- **Task brief**:
All of the material should be reproduced exactly, with pictures left out.

- **Collected material**:

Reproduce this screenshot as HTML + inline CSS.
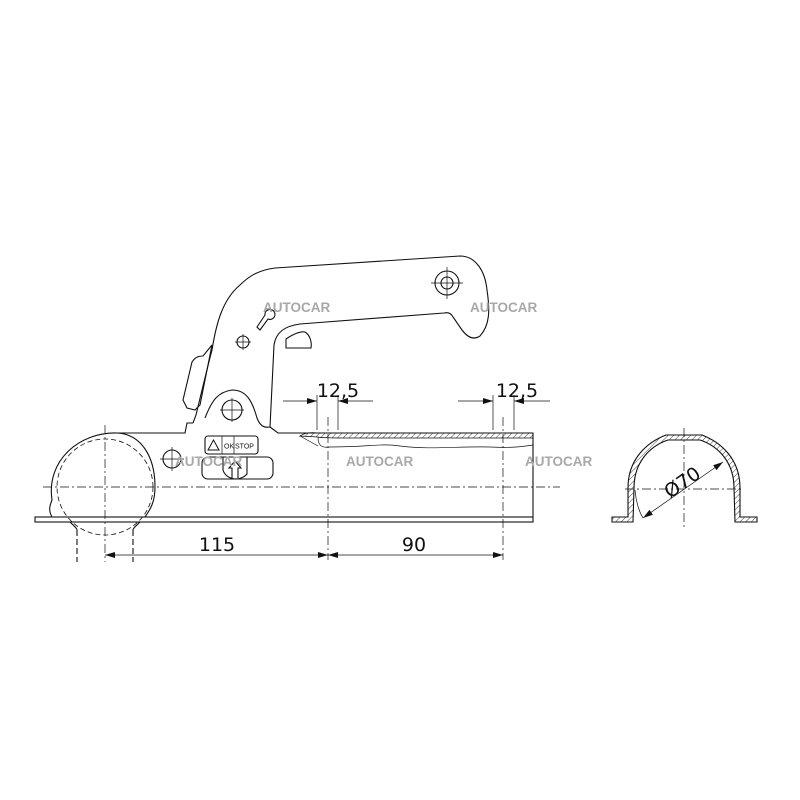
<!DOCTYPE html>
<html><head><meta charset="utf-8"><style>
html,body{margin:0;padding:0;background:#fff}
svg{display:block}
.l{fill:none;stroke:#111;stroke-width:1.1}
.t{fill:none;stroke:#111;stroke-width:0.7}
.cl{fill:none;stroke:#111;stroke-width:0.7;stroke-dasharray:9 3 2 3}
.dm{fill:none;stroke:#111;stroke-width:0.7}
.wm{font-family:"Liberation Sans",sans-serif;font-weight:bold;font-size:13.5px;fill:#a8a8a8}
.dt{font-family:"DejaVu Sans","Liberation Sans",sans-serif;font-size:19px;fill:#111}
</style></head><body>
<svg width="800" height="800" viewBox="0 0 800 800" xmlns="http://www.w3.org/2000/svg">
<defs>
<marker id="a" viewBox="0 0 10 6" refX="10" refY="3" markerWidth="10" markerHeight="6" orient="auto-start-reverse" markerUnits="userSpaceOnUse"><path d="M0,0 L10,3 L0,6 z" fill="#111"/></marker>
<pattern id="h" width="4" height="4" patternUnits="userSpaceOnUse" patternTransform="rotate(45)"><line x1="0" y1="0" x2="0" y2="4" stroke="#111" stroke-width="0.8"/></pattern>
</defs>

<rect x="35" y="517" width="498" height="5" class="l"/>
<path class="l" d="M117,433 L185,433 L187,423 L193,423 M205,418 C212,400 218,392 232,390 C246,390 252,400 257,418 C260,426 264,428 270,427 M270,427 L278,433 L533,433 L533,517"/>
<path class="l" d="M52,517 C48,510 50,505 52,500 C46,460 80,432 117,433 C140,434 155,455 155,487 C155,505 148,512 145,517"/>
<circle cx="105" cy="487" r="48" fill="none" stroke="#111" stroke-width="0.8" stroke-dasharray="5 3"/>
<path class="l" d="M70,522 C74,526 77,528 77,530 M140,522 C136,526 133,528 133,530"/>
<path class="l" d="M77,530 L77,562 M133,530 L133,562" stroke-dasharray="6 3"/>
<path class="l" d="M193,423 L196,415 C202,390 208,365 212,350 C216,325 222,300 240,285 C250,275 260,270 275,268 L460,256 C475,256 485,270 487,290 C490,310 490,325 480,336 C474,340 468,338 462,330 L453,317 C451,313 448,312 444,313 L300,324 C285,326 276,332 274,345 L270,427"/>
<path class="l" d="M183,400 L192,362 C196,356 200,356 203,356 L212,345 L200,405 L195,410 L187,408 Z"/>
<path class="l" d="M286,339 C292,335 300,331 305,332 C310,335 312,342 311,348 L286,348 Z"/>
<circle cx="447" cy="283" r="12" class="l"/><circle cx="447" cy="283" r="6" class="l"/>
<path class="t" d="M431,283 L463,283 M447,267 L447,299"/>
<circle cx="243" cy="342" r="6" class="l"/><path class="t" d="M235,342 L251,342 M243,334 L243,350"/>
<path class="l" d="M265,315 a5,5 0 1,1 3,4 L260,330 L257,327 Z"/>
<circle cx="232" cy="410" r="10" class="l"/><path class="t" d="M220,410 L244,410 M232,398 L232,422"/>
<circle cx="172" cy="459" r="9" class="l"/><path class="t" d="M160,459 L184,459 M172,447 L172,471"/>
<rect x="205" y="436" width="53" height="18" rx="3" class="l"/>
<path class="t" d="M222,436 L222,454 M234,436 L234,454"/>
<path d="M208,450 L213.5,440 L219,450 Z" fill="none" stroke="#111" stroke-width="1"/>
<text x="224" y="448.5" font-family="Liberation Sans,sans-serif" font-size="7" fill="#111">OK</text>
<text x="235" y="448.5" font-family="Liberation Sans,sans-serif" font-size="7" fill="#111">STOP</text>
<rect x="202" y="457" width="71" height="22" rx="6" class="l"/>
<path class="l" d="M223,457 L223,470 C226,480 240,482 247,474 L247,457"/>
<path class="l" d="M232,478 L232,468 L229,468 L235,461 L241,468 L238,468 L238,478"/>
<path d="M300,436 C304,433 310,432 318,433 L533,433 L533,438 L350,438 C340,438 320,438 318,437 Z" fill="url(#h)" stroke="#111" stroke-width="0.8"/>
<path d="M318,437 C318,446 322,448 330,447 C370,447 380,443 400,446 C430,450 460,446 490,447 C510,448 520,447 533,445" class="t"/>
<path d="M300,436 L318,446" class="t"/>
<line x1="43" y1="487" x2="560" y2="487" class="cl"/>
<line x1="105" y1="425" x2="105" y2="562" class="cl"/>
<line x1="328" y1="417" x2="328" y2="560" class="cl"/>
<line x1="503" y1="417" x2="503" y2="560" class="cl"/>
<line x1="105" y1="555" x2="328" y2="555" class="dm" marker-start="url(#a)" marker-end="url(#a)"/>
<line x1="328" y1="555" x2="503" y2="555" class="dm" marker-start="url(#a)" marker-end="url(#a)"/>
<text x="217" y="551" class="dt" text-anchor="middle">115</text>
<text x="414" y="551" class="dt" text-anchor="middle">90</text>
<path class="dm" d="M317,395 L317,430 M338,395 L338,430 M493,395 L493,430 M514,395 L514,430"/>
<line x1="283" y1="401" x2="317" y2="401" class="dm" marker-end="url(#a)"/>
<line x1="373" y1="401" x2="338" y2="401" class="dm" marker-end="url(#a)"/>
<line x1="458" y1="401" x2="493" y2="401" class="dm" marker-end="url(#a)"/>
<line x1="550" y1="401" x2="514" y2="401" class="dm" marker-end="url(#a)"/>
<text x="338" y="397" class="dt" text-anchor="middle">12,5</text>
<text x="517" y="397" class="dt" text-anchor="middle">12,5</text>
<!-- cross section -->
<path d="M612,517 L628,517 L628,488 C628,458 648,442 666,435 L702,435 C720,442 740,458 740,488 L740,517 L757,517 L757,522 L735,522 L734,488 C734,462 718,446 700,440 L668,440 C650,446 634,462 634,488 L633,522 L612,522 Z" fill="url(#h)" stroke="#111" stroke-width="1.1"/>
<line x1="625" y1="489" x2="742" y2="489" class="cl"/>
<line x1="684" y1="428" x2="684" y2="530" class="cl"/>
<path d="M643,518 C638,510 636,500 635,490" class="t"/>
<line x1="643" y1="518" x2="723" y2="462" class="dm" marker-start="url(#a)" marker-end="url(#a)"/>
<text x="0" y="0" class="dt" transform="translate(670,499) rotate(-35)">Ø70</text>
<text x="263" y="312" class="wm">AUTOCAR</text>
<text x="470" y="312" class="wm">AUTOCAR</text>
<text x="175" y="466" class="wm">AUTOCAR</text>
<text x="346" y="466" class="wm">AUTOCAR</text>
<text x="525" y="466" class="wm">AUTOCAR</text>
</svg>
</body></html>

- **Task output**:
Reproduce this screenshot as HTML + inline CSS.
<!DOCTYPE html>
<html><head><meta charset="utf-8"><style>
html,body{margin:0;padding:0;background:#fff}
svg{display:block}
.l{fill:none;stroke:#111;stroke-width:1.1}
.t{fill:none;stroke:#111;stroke-width:0.7}
.cl{fill:none;stroke:#111;stroke-width:0.7;stroke-dasharray:9 3 2 3}
.dm{fill:none;stroke:#111;stroke-width:0.7}
.wm{font-family:"Liberation Sans",sans-serif;font-weight:bold;font-size:13.5px;fill:#a8a8a8}
.dt{font-family:"DejaVu Sans","Liberation Sans",sans-serif;font-size:19px;fill:#111}
</style></head><body>
<svg width="800" height="800" viewBox="0 0 800 800" xmlns="http://www.w3.org/2000/svg">
<defs>
<marker id="a" viewBox="0 0 10 6" refX="10" refY="3" markerWidth="10" markerHeight="6" orient="auto-start-reverse" markerUnits="userSpaceOnUse"><path d="M0,0 L10,3 L0,6 z" fill="#111"/></marker>
<pattern id="h" width="4" height="4" patternUnits="userSpaceOnUse" patternTransform="rotate(45)"><line x1="0" y1="0" x2="0" y2="4" stroke="#111" stroke-width="0.8"/></pattern>
</defs>

<rect x="35" y="517" width="498" height="5" class="l"/>
<path class="l" d="M117,433 L185,433 L187,423 L193,423 M205,418 C212,400 218,392 232,390 C246,390 252,400 257,418 C260,426 264,428 270,427 M270,427 L278,433 L533,433 L533,517"/>
<path class="l" d="M52,517 C48,510 50,505 52,500 C46,460 80,432 117,433 C140,434 155,455 155,487 C155,505 148,512 145,517"/>
<circle cx="105" cy="487" r="48" fill="none" stroke="#111" stroke-width="0.8" stroke-dasharray="5 3"/>
<path class="l" d="M70,522 C74,526 77,528 77,530 M140,522 C136,526 133,528 133,530"/>
<path class="l" d="M77,530 L77,562 M133,530 L133,562" stroke-dasharray="6 3"/>
<path class="l" d="M193,423 L196,415 C202,390 208,365 212,350 C216,325 222,300 240,285 C250,275 260,270 275,268 L460,256 C475,256 485,270 487,290 C490,310 490,325 480,336 C474,340 468,338 462,330 L453,317 C451,313 448,312 444,313 L300,324 C285,326 276,332 274,345 L270,427"/>
<path class="l" d="M183,400 L192,362 C196,356 200,356 203,356 L212,345 L200,405 L195,410 L187,408 Z"/>
<path class="l" d="M286,339 C292,335 300,331 305,332 C310,335 312,342 311,348 L286,348 Z"/>
<circle cx="447" cy="283" r="12" class="l"/><circle cx="447" cy="283" r="6" class="l"/>
<path class="t" d="M431,283 L463,283 M447,267 L447,299"/>
<circle cx="243" cy="342" r="6" class="l"/><path class="t" d="M235,342 L251,342 M243,334 L243,350"/>
<path class="l" d="M265,315 a5,5 0 1,1 3,4 L260,330 L257,327 Z"/>
<circle cx="232" cy="410" r="10" class="l"/><path class="t" d="M220,410 L244,410 M232,398 L232,422"/>
<circle cx="172" cy="459" r="9" class="l"/><path class="t" d="M160,459 L184,459 M172,447 L172,471"/>
<rect x="205" y="436" width="53" height="18" rx="3" class="l"/>
<path class="t" d="M222,436 L222,454 M234,436 L234,454"/>
<path d="M208,450 L213.5,440 L219,450 Z" fill="none" stroke="#111" stroke-width="1"/>
<text x="224" y="448.5" font-family="Liberation Sans,sans-serif" font-size="7" fill="#111">OK</text>
<text x="235" y="448.5" font-family="Liberation Sans,sans-serif" font-size="7" fill="#111">STOP</text>
<rect x="202" y="457" width="71" height="22" rx="6" class="l"/>
<path class="l" d="M223,457 L223,470 C226,480 240,482 247,474 L247,457"/>
<path class="l" d="M232,478 L232,468 L229,468 L235,461 L241,468 L238,468 L238,478"/>
<path d="M300,436 C304,433 310,432 318,433 L533,433 L533,438 L350,438 C340,438 320,438 318,437 Z" fill="url(#h)" stroke="#111" stroke-width="0.8"/>
<path d="M318,437 C318,446 322,448 330,447 C370,447 380,443 400,446 C430,450 460,446 490,447 C510,448 520,447 533,445" class="t"/>
<path d="M300,436 L318,446" class="t"/>
<line x1="43" y1="487" x2="560" y2="487" class="cl"/>
<line x1="105" y1="425" x2="105" y2="562" class="cl"/>
<line x1="328" y1="417" x2="328" y2="560" class="cl"/>
<line x1="503" y1="417" x2="503" y2="560" class="cl"/>
<line x1="105" y1="555" x2="328" y2="555" class="dm" marker-start="url(#a)" marker-end="url(#a)"/>
<line x1="328" y1="555" x2="503" y2="555" class="dm" marker-start="url(#a)" marker-end="url(#a)"/>
<text x="217" y="551" class="dt" text-anchor="middle">115</text>
<text x="414" y="551" class="dt" text-anchor="middle">90</text>
<path class="dm" d="M317,395 L317,430 M338,395 L338,430 M493,395 L493,430 M514,395 L514,430"/>
<line x1="283" y1="401" x2="317" y2="401" class="dm" marker-end="url(#a)"/>
<line x1="373" y1="401" x2="338" y2="401" class="dm" marker-end="url(#a)"/>
<line x1="458" y1="401" x2="493" y2="401" class="dm" marker-end="url(#a)"/>
<line x1="550" y1="401" x2="514" y2="401" class="dm" marker-end="url(#a)"/>
<text x="338" y="397" class="dt" text-anchor="middle">12,5</text>
<text x="517" y="397" class="dt" text-anchor="middle">12,5</text>
<!-- cross section -->
<path d="M612,517 L628,517 L628,488 C628,458 648,442 666,435 L702,435 C720,442 740,458 740,488 L740,517 L757,517 L757,522 L735,522 L734,488 C734,462 718,446 700,440 L668,440 C650,446 634,462 634,488 L633,522 L612,522 Z" fill="url(#h)" stroke="#111" stroke-width="1.1"/>
<line x1="625" y1="489" x2="742" y2="489" class="cl"/>
<line x1="684" y1="428" x2="684" y2="530" class="cl"/>
<path d="M643,518 C638,510 636,500 635,490" class="t"/>
<line x1="643" y1="518" x2="723" y2="462" class="dm" marker-start="url(#a)" marker-end="url(#a)"/>
<text x="0" y="0" class="dt" transform="translate(670,499) rotate(-35)">Ø70</text>
<text x="263" y="312" class="wm">AUTOCAR</text>
<text x="470" y="312" class="wm">AUTOCAR</text>
<text x="175" y="466" class="wm">AUTOCAR</text>
<text x="346" y="466" class="wm">AUTOCAR</text>
<text x="525" y="466" class="wm">AUTOCAR</text>
</svg>
</body></html>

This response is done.